Why Today's Rally Is Nothing More Then A Short Squeeze

After suffering four to six straight distribution days, slicing through their fifty day moving averages in above average volume, and getting a bit over extended, the Nasdaq, SP 500, and DOW, naturally needed to consolidate their losses. Heading into the close, all three indices were trading up over one percent, but volume has been drying up as the day has progressed.

The VIX spiked over fifty percent during the sell off and continued its pattern of higher lows even as the market made new highs. A clear sign that while the markets were luring traders into complacency, anxiety has been slowly rising, and spiking with every pulback, despite the markets ability to make new highs, quickly, after every pullback.

The short trading ideas list is littered with strong downside follow through and new setups tightening as the market squeezes. Nimble traders who started shorting as short setups started to rollover last Friday and over the last two days, are sitting on comfortable profits even after today's short squeeze. It is hard to find a single short setups from Friday or Monday that has fallen apart or is currently threatening to fall apart. The majority are tightening to resume their downtrends once market selling pressure resumes.

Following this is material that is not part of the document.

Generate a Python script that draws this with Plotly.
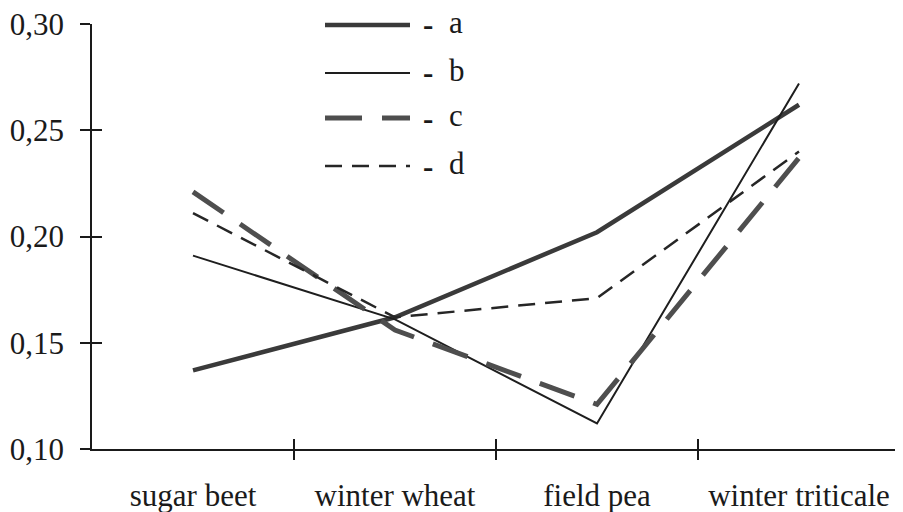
import plotly.graph_objects as go

categories = ["sugar beet", "winter wheat", "field pea", "winter triticale"]
series_names = ["a", "b", "c", "d"]
a_vals = [0.137, 0.162, 0.202, 0.262]
b_vals = [0.191, 0.161, 0.112, 0.272]
c_vals = [0.221, 0.156, 0.121, 0.237]
d_vals = [0.211, 0.162, 0.171, 0.240]
y_ticks = [0.10, 0.15, 0.20, 0.25, 0.30]
y_ticktext = ["0,10", "0,15", "0,20", "0,25", "0,30"]

styles = {
    "a": dict(color="#3a3a3a", width=4.5, dash="solid"),
    "b": dict(color="#1e1e1e", width=2, dash="solid"),
    "c": dict(color="#4e4e4e", width=5, dash="37px,20px"),
    "d": dict(color="#262626", width=2.5, dash="17px,10px"),
}
values = {"a": a_vals, "b": b_vals, "c": c_vals, "d": d_vals}

FONT = "'Liberation Serif', 'Times New Roman', 'DejaVu Serif', serif"
# page body has an 8px default margin; compensate so the plot sits where the reference has it
OFF = 8
W, H = 903 - OFF, 512 - OFF
L, R, T, B = 92 - OFF, 3, 24 - OFF, 63

fig = go.Figure()
xs = list(range(len(categories)))
for name in series_names:
    fig.add_trace(go.Scatter(x=xs, y=values[name], mode="lines", name=name,
                             line=styles[name], showlegend=False, hoverinfo="skip"))

fig.add_trace(go.Scatter(x=[0], y=[0.2], mode="none", xaxis="x2", yaxis="y2", showlegend=False, hoverinfo="skip"))
fig.add_trace(go.Scatter(x=[0], y=[0.2], mode="none", xaxis="x3", yaxis="y2", showlegend=False, hoverinfo="skip"))

xr = [-0.5, len(categories) - 0.5]
yr = [0.10, 0.30]
bounds = [i + 0.5 for i in range(len(categories) - 1)]

fig.update_layout(
    width=W, height=H,
    margin=dict(l=L, r=R, t=T, b=B, autoexpand=False),
    paper_bgcolor="white", plot_bgcolor="white",
    font=dict(family=FONT, color="#1a1a1a", size=31),
    xaxis=dict(range=xr, tickvals=xs, ticktext=categories, ticks="", showgrid=False,
               zeroline=False, showline=True, linecolor="#1a1a1a", linewidth=1.5,
               tickfont=dict(size=31, family=FONT), ticklabelstandoff=18, automargin=False,
               ticklabeloverflow="allow"),
    xaxis2=dict(range=xr, overlaying="x", anchor="y", side="bottom", tickvals=bounds,
                ticks="outside", ticklen=10, tickwidth=1.5, tickcolor="#1a1a1a",
                showticklabels=False, showgrid=False, zeroline=False, showline=False, automargin=False),
    xaxis3=dict(range=xr, overlaying="x", anchor="y", side="bottom", tickvals=bounds,
                ticks="inside", ticklen=10, tickwidth=1.5, tickcolor="#1a1a1a",
                showticklabels=False, showgrid=False, zeroline=False, showline=False, automargin=False),
    yaxis=dict(range=yr, tickvals=y_ticks, ticktext=y_ticktext, ticks="outside", ticklen=10,
               tickwidth=1.5, tickcolor="#1a1a1a", showgrid=False, zeroline=False,
               showline=True, linecolor="#1a1a1a", linewidth=1.5,
               tickfont=dict(size=31, family=FONT), ticklabelstandoff=10, automargin=False,
               ticklabeloverflow="allow"),
    yaxis2=dict(range=yr, overlaying="y", anchor="x", side="left", tickvals=y_ticks,
                ticks="inside", ticklen=10, tickwidth=1.5, tickcolor="#1a1a1a",
                showticklabels=False, showgrid=False, zeroline=False, showline=False, automargin=False),
)

pw, ph = W - L - R, H - T - B
def px_x(p):
    return (p - OFF - L) / pw
def px_y(p):
    return (H - B - (p - OFF)) / ph

leg_x0, leg_x1, leg_dash_x, leg_txt_x = 325, 410, 428, 447
leg_rows = [25, 73, 118, 166]
for name, row in zip(series_names, leg_rows):
    st = styles[name]
    fig.add_shape(type="line", xref="paper", yref="paper",
                  x0=px_x(leg_x0), x1=px_x(leg_x1), y0=px_y(row), y1=px_y(row),
                  line=dict(color=st["color"], width=st["width"], dash=st["dash"]))
    fig.add_annotation(xref="paper", yref="paper", x=px_x(leg_dash_x), y=px_y(row),
                       text="<b>-</b>", showarrow=False, xanchor="center", yanchor="middle",
                       font=dict(size=31, family=FONT))
    fig.add_annotation(xref="paper", yref="paper", x=px_x(leg_txt_x), y=px_y(row - 3),
                       text=name, showarrow=False, xanchor="left", yanchor="middle",
                       font=dict(size=31, family=FONT))

fig.write_html("out.html")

Activision Blizzard (ATVI), Terex (TEX), and Priceline (PCLN) continue to follow through to the downisde, while stocks like Advance Micro Devices (AMD), Waddell & Reed (WDR), and Mattel (MAT), are holding tight near their respective fifty day moving averages ready to rollover.

Leading growth stocks continue to behave poorly. There are almost no long term setups, and the few short term setups that were available can't follow through and are stalling even as the market pushes higher during the day. Outside of a few stocks that could run into earnings, the long side needs to be avoided until there is at least some evidence that leading growth stocks are resisting downside market pressure and nearing breakouts on reversal days. None of this is happening in today's short squeeze.

Apple (AAPL), Baidu (BIDU), and Ali Baba (BABA), held up strongly yesterday and attempted to follow through at the open along with the market. But as the day has progressed, all three stocks have started to stall, even as the market continues to push into new intra-day highs.

Without any solid longer term setups, poor follow through by shorter term setups, weak volume on today's rally attempt, and short positions holding recent gains, the probability of a sustained rally is almost zero. The indices may continue to squeeze to their short term, ten and twenty day moving averages, but be on alert for stalling action as they do.

Traders should use any rally attempt to initiate new short positions or add on to existing short positions. Any long positions that might remain in a traders portfolio that is not reacting to today's rally attempt, should be sold.